What does this mean? There is indeed a delay between events in the unconscious and their appreciation in the conscious. The gap is close on half a second. The delay between the real, or unconscious, decision to change that slide and the mythical, or conscious, decision to do so, turns out to be between 300 and 500 msecs, from 0.3 to 0.5 seconds (Nørretranders 1998). Our unconscious is ahead of our conscious by this small half second. And thus it will always be.

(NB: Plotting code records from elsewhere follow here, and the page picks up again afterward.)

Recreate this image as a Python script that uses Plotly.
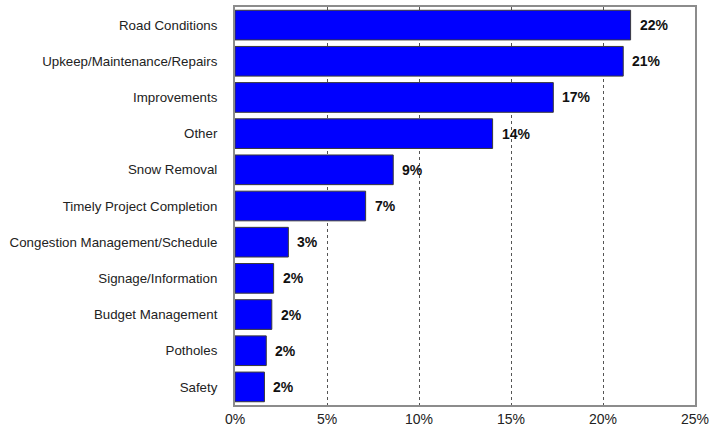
import plotly.graph_objects as go

# Share of responses by topic (percent)
categories = [
    "Road Conditions",
    "Upkeep/Maintenance/Repairs",
    "Improvements",
    "Other",
    "Snow Removal",
    "Timely Project Completion",
    "Congestion Management/Schedule",
    "Signage/Information",
    "Budget Management",
    "Potholes",
    "Safety",
]
values = [21.5, 21.1, 17.3, 14.0, 8.6, 7.1, 2.9, 2.1, 2.0, 1.7, 1.6]
x_ticks = [0, 5, 10, 15, 20, 25]
x_tick_labels = ["0%", "5%", "10%", "15%", "20%", "25%"]

labels = ["%.0f%%" % v for v in values]

fig = go.Figure(
    go.Bar(
        x=values,
        y=categories,
        orientation="h",
        marker=dict(color="#0000FF", line=dict(color="#3a3a3a", width=1)),
        width=0.82,
        hoverinfo="x+y",
    )
)

# value labels just past the end of each bar
for cat, v, lab in zip(categories, values, labels):
    fig.add_annotation(
        x=v,
        y=cat,
        text=lab,
        showarrow=False,
        xanchor="left",
        xshift=7,
        font=dict(family="Liberation Sans, Arial", size=14, color="#111111", weight="bold"),
    )

fig.update_layout(
    width=714,
    height=433,
    margin=dict(l=235, r=15, t=5, b=28),
    paper_bgcolor="white",
    plot_bgcolor="white",
    showlegend=False,
    font=dict(family="Liberation Sans, Arial", color="#222222"),
)

fig.update_xaxes(
    range=[0, 25],
    tickvals=x_ticks,
    ticktext=x_tick_labels,
    tickfont=dict(size=14, color="#222222"),
    showgrid=True,
    gridcolor="#555555",
    griddash="dot",
    gridwidth=1,
    zeroline=False,
    showline=True,
    linecolor="#8c8c8c",
    linewidth=2,
    mirror=True,
    ticks="",
)

fig.update_yaxes(
    autorange="reversed",
    tickfont=dict(size=13.3, color="#222222"),
    showgrid=False,
    zeroline=False,
    showline=True,
    linecolor="#8c8c8c",
    linewidth=2,
    mirror=True,
    ticks="",
    ticklabelstandoff=13,
)

fig.write_html("out.html")
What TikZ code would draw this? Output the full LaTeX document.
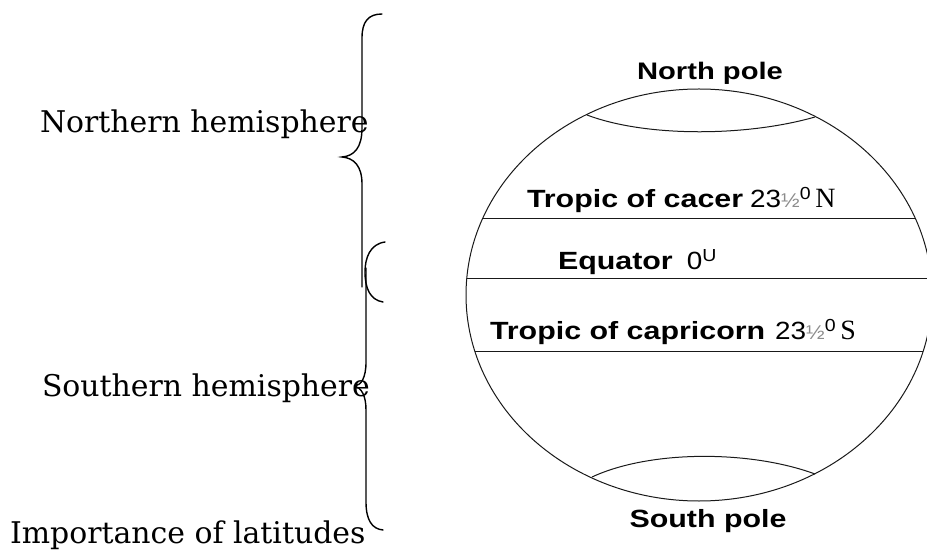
\documentclass[tikz,border=0pt]{standalone}
\usepackage{fontspec}
\setmainfont{DejaVu Serif}
\setsansfont{Liberation Sans}
\newfontfamily\latfont{Liberation Sans}[FakeStretch=1.22]
\newfontfamily\numfont{Liberation Sans}[FakeStretch=1.12]
\newfontfamily\letterfont{Liberation Serif}
\newcommand{\halfdeg}[1]{{\numfont\mdseries 23{\color{black!45}\fontsize{20}{22}\selectfont ½}\textsuperscript{0}\,{\fontsize{28}{30}\letterfont #1}}}

\begin{document}
\begin{tikzpicture}[x=1bp, y=-1bp,
  every node/.style={inner sep=0pt, outer sep=0pt},
  earth/.style={line width=1bp, draw=black!90},
  brace/.style={line width=1.4bp, line cap=round},
  zone/.style={font=\fontsize{30}{32}\selectfont, anchor=base west},
  lat/.style={font=\fontsize{25}{28}\latfont\bfseries, anchor=base west},
  pole/.style={lat, anchor=base}
]
\useasboundingbox (0,0) rectangle (927,551);

% globe and its circles of latitude
\draw[earth] (699,295) ellipse [x radius=233, y radius=206];
\draw[earth] (587,115) .. controls (645,137) and (745,137) .. (815,117);
\draw[earth] (592,477) .. controls (650,450) and (750,450) .. (815,474);
\draw[earth] (482,219) -- (916,219);
\draw[earth] (467,279) -- (931,279);
\draw[earth] (475,351) -- (923,351);

\node[pole, font=\fontsize{24}{26}\latfont\bfseries] (np) at (710,80) {North pole};
\node[pole] (sp) at (708,527) {South pole};
\node[lat] (cancer) at (527,208) {Tropic of cacer\hspace{7bp}\halfdeg{N}};
\node[lat] (equator) at (558,270) {Equator\hspace{14bp}{\numfont\mdseries 0\textsuperscript{U}}};
\node[lat] (capricorn) at (490,340) {Tropic of capricorn\hspace{10bp}\halfdeg{S}};

% hemispheres
\node[zone] (north) at (40,133) {Northern hemisphere};
\node[zone] (south) at (42,396) {Southern hemisphere};
\node[zone] (title) at (10,543) {Importance of latitudes};

\draw[brace] (382,14) .. controls (368,14) and (362,22) .. (362,38) -- (362,128)
  .. controls (362,148) and (354,156) .. (342,157)
  .. controls (354,158) and (362,166) .. (362,184) -- (362,287);
\draw[brace] (366,268) -- (366,362)
  .. controls (366,378) and (361,385) .. (355,386)
  .. controls (361,388) and (366,395) .. (366,410) -- (366,502)
  .. controls (366,520) and (372,529) .. (383,530);
\draw[brace] (385,242) .. controls (370,244) and (365,258) .. (365,272)
  .. controls (365,288) and (370,300) .. (383,302);
\end{tikzpicture}
\end{document}
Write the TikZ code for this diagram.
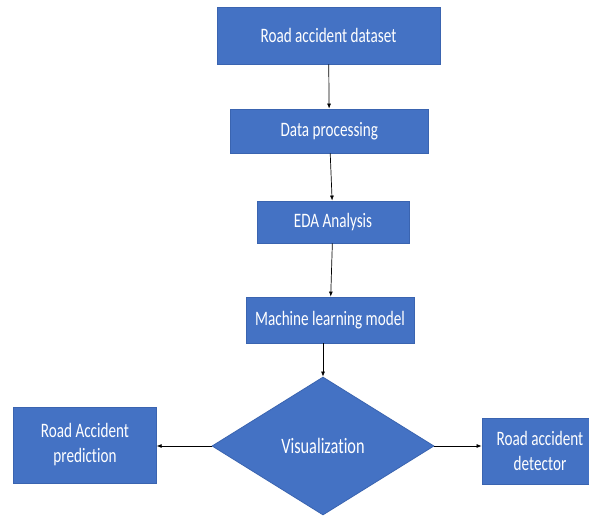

In other words, as we have just seen logically and experimentally, everything in our conscious mind has already been managed in our unconscious. Whatever is in the conscious can only, ever, be whatever the unconscious has assembled from data, and by means, only it understands. ‘Reality’, or my conscious experiencing of it, is inevitably (and literally) an afterthought. It is history. It happened a little under half a second ago. The representation of reality for us by our unconscious is all we can ever (consciously) actually have. There is nothing else. We do not, and cannot, consciously experience reality directly. We never will. What we consciously experience is always a reconstruction. It could be nonsense and is indeed sometimes simply wrong (for example when viewing illusions like the fabulous Ames room and some of our misperceptions and misattributions).